By Woody Woodrick
At least one of Dr. Lovett Weems’ “10 Provocative Questions” presented at the 2008 Annual Conference proved to be just that for a group of Mississippi pastors.
The question: Can the church change to reach more people, younger people, and more diverse people?
A group of young pastors took that question to heart and spent the summer discussing it. The result has been a weekly worship service designed for college students and young adults. The group calls itself Wesley Connection.
“We had had the benefit of hearing Dr. Weems share his provocative questions. We felt like Wesley Connection was one way of reaching more people, more younger people and more diverse people,” said the Rev. Emily Sanford, an associate at Galloway Memorial United Methodist Church.
Sanford, the Rev. Ricky James and the Rev. Lisa Garvin, who was campus chaplain at Millsaps College at the time, began meeting to explore ways to be in ministry to students who attend Jackson-area colleges that don’t have active Wesley Foundation groups.

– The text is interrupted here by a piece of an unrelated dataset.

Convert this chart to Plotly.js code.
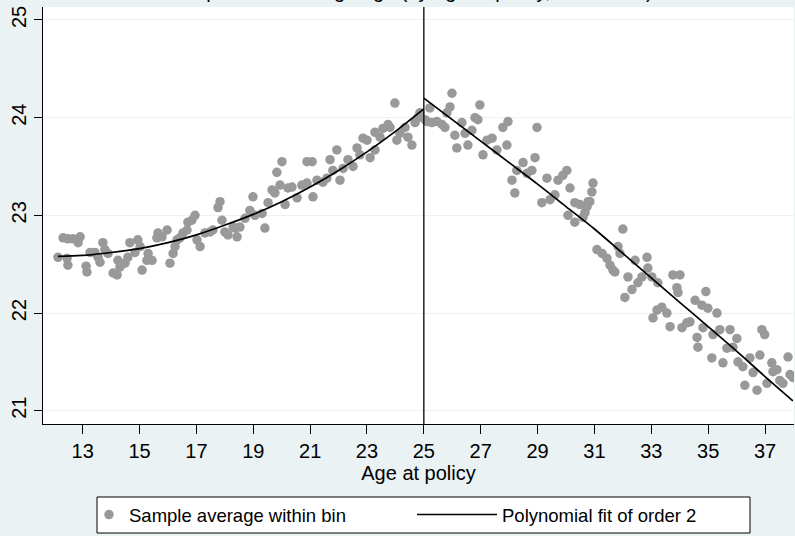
<!DOCTYPE html>
<html><head><meta charset="utf-8">
<script src="https://cdn.plot.ly/plotly-3.0.1.min.js"></script>
<style>html,body{margin:0;padding:0;background:#eaf2f3}</style>
</head><body><div id="chart" style="width:795px;height:536px"></div>
<script>
const leftAge = [12.13,12.31,12.45,12.48,12.48,12.66,12.84,12.91,13.12,13.15,
13.26,13.43,13.54,13.61,13.71,13.78,13.89,14.07,14.21,14.24,
14.31,14.49,14.59,14.66,14.84,14.94,15.02,15.09,15.26,15.30,
15.44,15.61,15.65,15.79,15.97,16.07,16.18,16.25,16.32,16.42,
16.53,16.67,16.70,16.84,16.95,17.02,17.13,17.30,17.48,17.58,
17.76,17.83,17.90,18.00,18.11,18.29,18.36,18.43,18.53,18.71,
18.88,18.99,19.06,19.31,19.41,19.52,19.66,19.76,19.83,19.94,
20.01,20.12,20.22,20.36,20.54,20.71,20.89,20.89,21.07,21.10,
21.24,21.45,21.59,21.70,21.80,21.94,22.05,22.16,22.33,22.51,
22.65,22.75,22.86,23.00,23.11,23.28,23.28,23.46,23.56,23.74,
23.81,23.98,24.05,24.16,24.34,24.44,24.58,24.69,24.79,24.86];
const leftVal = [22.57,22.77,22.56,22.76,22.49,22.76,22.72,22.78,22.48,22.42,
22.62,22.62,22.57,22.52,22.72,22.65,22.61,22.41,22.39,22.54,
22.47,22.51,22.57,22.72,22.62,22.75,22.68,22.44,22.54,22.61,
22.54,22.77,22.82,22.78,22.85,22.51,22.61,22.68,22.75,22.77,
22.82,22.85,22.93,22.95,23.00,22.75,22.68,22.82,22.83,22.85,
23.08,23.14,22.95,22.83,22.80,22.88,22.87,22.78,22.88,22.97,
23.05,23.19,23.00,23.02,22.87,23.13,23.26,23.23,23.44,23.31,
23.55,23.11,23.28,23.29,23.18,23.31,23.33,23.55,23.55,23.19,
23.36,23.34,23.38,23.57,23.46,23.67,23.36,23.48,23.57,23.50,
23.69,23.62,23.79,23.77,23.59,23.67,23.85,23.80,23.89,23.93,
23.90,24.15,23.77,23.84,23.90,23.80,23.72,23.95,24.00,24.05];
const rightAge = [25.04,25.11,25.21,25.28,25.46,25.64,25.74,25.81,25.92,25.99,
26.09,26.16,26.34,26.45,26.55,26.69,26.80,26.90,26.97,27.08,
27.22,27.40,27.57,27.78,27.92,27.96,28.10,28.20,28.27,28.49,
28.63,28.80,28.91,28.98,29.15,29.33,29.44,29.61,29.72,29.89,
30.03,30.07,30.14,30.31,30.31,30.49,30.60,30.67,30.74,30.78,
30.84,30.91,30.95,31.09,31.27,31.44,31.55,31.65,31.72,31.83,
31.90,32.00,32.07,32.18,32.32,32.43,32.53,32.67,32.85,32.88,
33.02,33.06,33.20,33.23,33.37,33.55,33.66,33.76,33.90,33.94,
34.01,34.08,34.25,34.36,34.54,34.61,34.64,34.78,34.82,34.92,
34.99,35.13,35.17,35.31,35.41,35.52,35.66,35.77,35.87,36.01,
36.05,36.22,36.29,36.47,36.58,36.72,36.82,36.89,36.99,37.07,
37.24,37.28,37.42,37.52,37.63,37.81,37.88,37.98];
const rightVal = [23.98,23.96,24.10,23.95,23.96,23.93,23.90,24.05,24.11,24.25,
23.82,23.69,23.95,23.84,23.72,23.87,24.00,23.98,24.13,23.62,
23.77,23.79,23.67,23.90,23.72,23.96,23.36,23.23,23.46,23.54,
23.43,23.46,23.59,23.90,23.13,23.38,23.16,23.21,23.36,23.41,
23.46,23.00,23.28,23.13,22.93,23.11,22.98,23.03,23.09,23.14,
23.14,23.24,23.33,22.65,22.61,22.56,22.49,22.44,22.42,22.68,
22.61,22.86,22.16,22.37,22.24,22.54,22.31,22.37,22.57,22.46,
22.37,21.95,22.03,22.31,22.06,22.00,21.86,22.39,22.26,22.21,
22.39,21.85,21.90,21.91,22.13,21.75,21.65,22.08,21.85,22.22,
22.05,21.54,21.78,22.00,21.83,21.49,21.64,21.83,21.65,21.74,
21.50,21.45,21.26,21.54,21.39,21.21,21.57,21.83,21.78,21.28,
21.49,21.40,21.42,21.31,21.28,21.55,21.37,21.34];
const leftFitAge = [12.13,13,14,15,16,17,18,19,20,21,22,23,24,25];
const leftFitVal = [22.58,22.59,22.62,22.66,22.72,22.80,22.90,23.01,23.14,23.29,23.46,23.65,23.86,24.09];
const rightFitAge = [25,26,27,28,29,30,31,32,33,34,35,36,37,37.98];
const rightFitVal = [24.20,23.98,23.76,23.54,23.32,23.09,22.86,22.61,22.36,22.11,21.86,21.61,21.35,21.10];
const cutoff = 25;
const xTicks = [13,15,17,19,21,23,25,27,29,31,33,35,37];
const yTicks = [21,22,23,24,25];
const titleText = "Impact on marriage age (by age at policy, all women)";
const xTitle = "Age at policy";
const scatterName = "Sample average within bin";
const fitName = "Polynomial fit of order 2";

const FONT = "Liberation Sans, Arial, sans-serif";
const W = 795, H = 536;

const traces = [
  {x: leftAge.concat(rightAge), y: leftVal.concat(rightVal), type: 'scatter', mode: 'markers',
   name: scatterName, legend: 'legend',
   marker: {color: '#999999', size: 9.5, line: {width: 0}}},
  {x: leftFitAge, y: leftFitVal, type: 'scatter', mode: 'lines', name: fitName, legend: 'legend2',
   line: {color: '#000000', width: 1.7, shape: 'spline'}},
  {x: rightFitAge, y: rightFitVal, type: 'scatter', mode: 'lines', name: fitName, legend: 'legend2',
   showlegend: false, line: {color: '#000000', width: 1.7, shape: 'spline'}}
];

const layout = {
  width: W, height: H,
  paper_bgcolor: '#eaf2f3', plot_bgcolor: '#ffffff',
  margin: {l: 43, r: 1, t: 7, b: 112},
  font: {family: FONT, color: '#000000', size: 19},
  annotations: [
    {text: titleText, xref: 'paper', yref: 'paper', x: 0.5, y: 1, xanchor: 'center', yanchor: 'bottom',
     yshift: 3, showarrow: false, font: {family: FONT, size: 20, color: '#000'}}
  ],
  xaxis: {range: [11.604, 38.02], tickvals: xTicks, ticks: 'outside', ticklen: 9, tickwidth: 1,
          tickcolor: '#000', showline: true, linecolor: '#000', linewidth: 1, mirror: false,
          showgrid: false, zeroline: false, tickfont: {size: 20},
          title: {text: xTitle, font: {size: 20}, standoff: 0}},
  yaxis: {range: [20.864, 25.133], tickvals: yTicks, ticks: 'outside', ticklen: 8, tickwidth: 1,
          tickcolor: '#000', showline: true, linecolor: '#000', linewidth: 1, mirror: false,
          showgrid: true, gridcolor: '#eaf2f3', gridwidth: 1, zeroline: false,
          tickangle: -90, tickfont: {size: 20}},
  shapes: [
    {type: 'rect', xref: 'paper', yref: 'paper', layer: 'below',
     x0: (97-43)/751, x1: (750-43)/751, y0: (424-497)/417, y1: (424-533)/417,
     fillcolor: '#ffffff', line: {color: '#000', width: 1}},
    {type: 'line', xref: 'x', yref: 'paper', x0: cutoff, x1: cutoff, y0: 0, y1: 1,
     line: {color: '#000', width: 1.3}}
  ],
  showlegend: true,
  legend: {orientation: 'h', xref: 'container', yref: 'container', x: 89/W, xanchor: 'left',
           y: 1 - 496/H, yanchor: 'top', bgcolor: 'rgba(0,0,0,0)', borderwidth: 0,
           font: {size: 18.5}},
  legend2: {orientation: 'h', xref: 'container', yref: 'container', x: 412/W, xanchor: 'left',
           y: 1 - 496/H, yanchor: 'top', bgcolor: 'rgba(0,0,0,0)', borderwidth: 0,
           itemwidth: 80, font: {size: 18.5}}
};

Plotly.newPlot('chart', traces, layout, {displayModeBar: false, staticPlot: true});
</script></body></html>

“We noticed that lot of our young clergy came from strong campus ministry backgrounds,” James said. “They were very involved in Wesley Foundation or a similar ministry. There are a lot of people active in high school youth groups at campuses like Belhaven and Millsaps. We were missing a lot of people coming to the Jackson area.”

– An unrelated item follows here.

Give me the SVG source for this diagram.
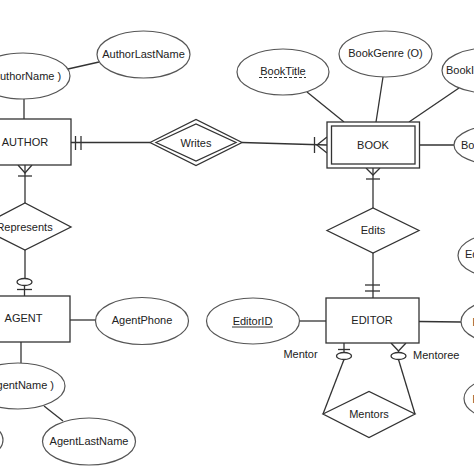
<svg xmlns="http://www.w3.org/2000/svg" width="474" height="474" viewBox="0 0 474 474">
<style>
.bg{fill:#ffffff}
.ent{fill:#ffffff;stroke:#333333;stroke-width:1.3}
.att{fill:#ffffff;stroke:#555555;stroke-width:1.2}
.rel{fill:#ffffff;stroke:#333333;stroke-width:1.3}
.ln{fill:none;stroke:#333333;stroke-width:1.3}
.t{font-family:"Liberation Sans",Arial,sans-serif;font-size:11px;fill:#222222}
.m{text-anchor:middle}
.e{text-anchor:end}
</style>
<rect class="bg" x="0" y="0" width="474" height="474"/>

<g id="connectors">
  <line class="ln" x1="68" y1="69" x2="99" y2="62"/>
  <line class="ln" x1="24" y1="99" x2="24" y2="119"/>
  <line class="ln" x1="71" y1="142.5" x2="150" y2="142.5"/>
  <line class="ln" x1="75.5" y1="136" x2="75.5" y2="150"/>
  <line class="ln" x1="81" y1="136" x2="81" y2="150"/>
  <line class="ln" x1="242" y1="142.5" x2="327" y2="145"/>
  <line class="ln" x1="314.5" y1="137" x2="314.5" y2="153"/>
  <polyline class="ln" points="327,137 317,145 327,153"/>
  <line class="ln" x1="307" y1="92" x2="344" y2="122"/>
  <line class="ln" x1="383" y1="77" x2="376" y2="122"/>
  <line class="ln" x1="459" y1="88" x2="409" y2="122"/>
  <line class="ln" x1="419.5" y1="145" x2="454" y2="145"/>
  <line class="ln" x1="373" y1="168" x2="373" y2="208"/>
  <polyline class="ln" points="366,168 373,175 380,168"/>
  <line class="ln" x1="366" y1="179" x2="380" y2="179"/>
  <line class="ln" x1="373" y1="253" x2="373" y2="298"/>
  <line class="ln" x1="365" y1="285" x2="380" y2="285"/>
  <line class="ln" x1="365" y1="291" x2="380" y2="291"/>
  <line class="ln" x1="300" y1="321" x2="326" y2="321"/>
  <line class="ln" x1="419" y1="321.5" x2="461" y2="322"/>
  <line class="ln" x1="344" y1="343" x2="344" y2="352.5"/>
  <line class="ln" x1="338" y1="349.5" x2="350" y2="349.5"/>
  <ellipse class="ln" cx="344" cy="356" rx="7.5" ry="3.5"/>
  <line class="ln" x1="344" y1="359.5" x2="323" y2="414"/>
  <polyline class="ln" points="391,343 398.5,351 406,343"/>
  <line class="ln" x1="398.5" y1="351" x2="398.5" y2="352.5"/>
  <ellipse class="ln" cx="398.5" cy="356" rx="7.5" ry="3.5"/>
  <line class="ln" x1="398.5" y1="359.5" x2="415" y2="414"/>
  <polyline class="ln" points="18,165 25,173 32,165"/>
  <line class="ln" x1="25" y1="165" x2="25" y2="203"/>
  <line class="ln" x1="18" y1="176" x2="32" y2="176"/>
  <line class="ln" x1="25" y1="250" x2="25" y2="278.5"/>
  <ellipse class="ln" cx="24.5" cy="282" rx="7.5" ry="3.5"/>
  <line class="ln" x1="24.5" y1="285.5" x2="24.5" y2="296"/>
  <line class="ln" x1="17" y1="289.5" x2="32" y2="289.5"/>
  <line class="ln" x1="70" y1="320" x2="96" y2="320"/>
  <line class="ln" x1="21" y1="342" x2="21" y2="363"/>
  <line class="ln" x1="44" y1="406" x2="63" y2="421"/>
</g>

<g id="AuthorName">
  <ellipse class="att" cx="23" cy="76" rx="47" ry="23"/>
  <text class="t" x="0" y="80">uthorName )</text>
</g>
<g id="AuthorLastName">
  <ellipse class="att" cx="143.5" cy="54.5" rx="46.5" ry="23.5"/>
  <text class="t m" x="143.5" y="57.5">AuthorLastName</text>
</g>
<g id="AUTHOR">
  <rect class="ent" x="-22" y="119" width="93" height="46"/>
  <text class="t m" x="25" y="146">AUTHOR</text>
</g>
<g id="Writes">
  <polygon class="rel" points="150,142.5 196,119.5 242,142.5 196,165.5"/>
  <polygon class="rel" points="156,142.5 196,124 236,142.5 196,161"/>
  <text class="t m" x="196" y="146.5">Writes</text>
</g>
<g id="BOOK">
  <rect class="ent" x="327" y="122" width="92.5" height="46"/>
  <rect class="ent" x="331.5" y="126" width="83.5" height="38"/>
  <text class="t m" x="373" y="149">BOOK</text>
</g>
<g id="BookTitle">
  <ellipse class="att" cx="283" cy="72" rx="46" ry="23"/>
  <text class="t m" x="283" y="75">BookTitle</text>
  <line x1="259" y1="77.5" x2="306" y2="77.5" stroke="#333333" stroke-width="1" stroke-dasharray="3,2"/>
</g>
<g id="BookGenre">
  <ellipse class="att" cx="385.5" cy="54" rx="46.5" ry="23"/>
  <text class="t m" x="385.5" y="56.5">BookGenre (O)</text>
</g>
<g id="BookI">
  <ellipse class="att" cx="488" cy="70.5" rx="46" ry="22.5"/>
  <text class="t" x="446" y="73.5">BookI</text>
</g>
<g id="Bo">
  <ellipse class="att" cx="500" cy="145" rx="46" ry="20"/>
  <text class="t" x="461" y="149">Bo</text>
</g>
<g id="Edits">
  <polygon class="rel" points="327,230.5 373,208 419,230.5 373,253"/>
  <text class="t m" x="373" y="234">Edits</text>
</g>
<g id="EDITOR">
  <rect class="ent" x="326" y="298" width="93" height="45"/>
  <text class="t m" x="372" y="324">EDITOR</text>
</g>
<g id="EditorID">
  <ellipse class="att" cx="253" cy="321" rx="46.5" ry="23"/>
  <text class="t m" x="252.5" y="324.5">EditorID</text>
  <line x1="232" y1="327" x2="273" y2="327" stroke="#333333" stroke-width="1"/>
</g>
<g id="Ed">
  <ellipse class="att" cx="504" cy="255.5" rx="46" ry="23"/>
  <text class="t" x="465" y="258">Ed</text>
</g>
<g id="E1">
  <ellipse class="att" cx="507" cy="321.5" rx="46" ry="23"/>
  <text class="t" x="472.5" y="326">E</text>
</g>
<g id="E2">
  <ellipse class="att" cx="510" cy="398.5" rx="46" ry="23"/>
  <text class="t" x="472.5" y="403">E</text>
</g>
<g id="labels">
  <text class="t m" x="300.5" y="358">Mentor</text>
  <text class="t" x="413" y="359">Mentoree</text>
</g>
<g id="Mentors">
  <polygon class="rel" points="323,414 369,391.5 415,414 369,437.5"/>
  <text class="t m" x="369" y="418">Mentors</text>
</g>
<g id="Represents">
  <polygon class="rel" points="-21,227 25,203 71,227 25,250"/>
  <text class="t m" x="24.5" y="231">Represents</text>
</g>
<g id="AGENT">
  <rect class="ent" x="-22" y="296" width="92" height="46"/>
  <text class="t m" x="23.5" y="322">AGENT</text>
</g>
<g id="AgentPhone">
  <ellipse class="att" cx="142" cy="321" rx="46.5" ry="23.5"/>
  <text class="t m" x="142" y="324">AgentPhone</text>
</g>
<g id="AgentName">
  <ellipse class="att" cx="18" cy="386" rx="47" ry="23"/>
  <text class="t e" x="54" y="389">gentName )</text>
</g>
<g id="AgentLastName">
  <ellipse class="att" cx="89" cy="441.5" rx="46.5" ry="23.5"/>
  <text class="t m" x="89" y="444.5">AgentLastName</text>
</g>
<g id="partial">
  <ellipse class="att" cx="-43" cy="440" rx="46" ry="23"/>
</g>
</svg>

The group came to include the Rev. Stephen Cook, pastor at Jackson Central UMC and campus minister at Jackson State University, and the Rev. Loye Ashton, a United Methodist pastor who teaches religion at Tougaloo College.
Plans were made to hold a regular worship service, and Jackson St. Luke UMC in the Fondren neighborhood agreed to let the group meet in its building. Other area churches have provided coffee, food and financial support.
Sanford said the organizers were intentional in seeking diversity of gender, race and age. The group meets on Monday nights. Attendance varies, based on events and schedules of the colleges involved.
Katie Sorey of Brandon said the diversity of students is one of the things she likes about the service. A sophomore at Millsaps, she said she became aware of Wesley Connection through her church, Galloway.
“I like to have another way to fellowship with others and grow closer to God,” she said. “You can’t get enough of that in college.”
Sorey said she has enjoyed the variety of speakers. James, an associate at Jackson Christ UMC, said they’ve drawn speakers from Jackson churches and had students speak, too. Sorey said the speakers have inspired her to visit more churches in the area.
Jeffrey Jue, 29, has been a member at Christ UMC since 1991. He said likes coming to the service because it offers “something different.”
“Because of my work, I’ve not been able to do a Bible study in a while,” he said. “This opportunity came up and I said why not.”
Jue said the fellowship has been a strong selling point for him.
Sorey and Jue said they believe efforts like Wesley Connection are an important step toward attracting young adults, a group the United Methodist Church has sought for several years. “We need to find a way to bridge the gap from college to the work force,” he said. “People in their 20s have a lot of similarities.”
Sorey said when churches “show they are willing to reach out, students more likely will come.”
The final Wesley Connection service of the fall semester was held Dec. 8. James said the organizers will meet during the holiday break to assess where they are.
“We have to remind ourselves that new ministries take a while to grow and develop,” James said. “A lot of our students are young, freshmen and sophomores. Juniors and seniors have found a rhythm and it’s hard to add something to plate. Those who have just graduated are still finding their place in life.”
“When we say ‘student,’ sometimes we just think of young people,” Cook said. “We had one student in his 50s. As we get more students participating and more young professionals involved, they will come and share their voice.”
James said the group has a vision for Wesley Connection.
“We hope that we have a group that continues to reflect the diversity of our church and young adults and college people in the Jackson area,” he said. “We hope students will take a more active role in missions and outreach so that students are inviting other students to be part of it and being the main people involved in bringing new people to the group.
“We also want to be involved missionally in the community; that what we do in worship pushes us into the community.”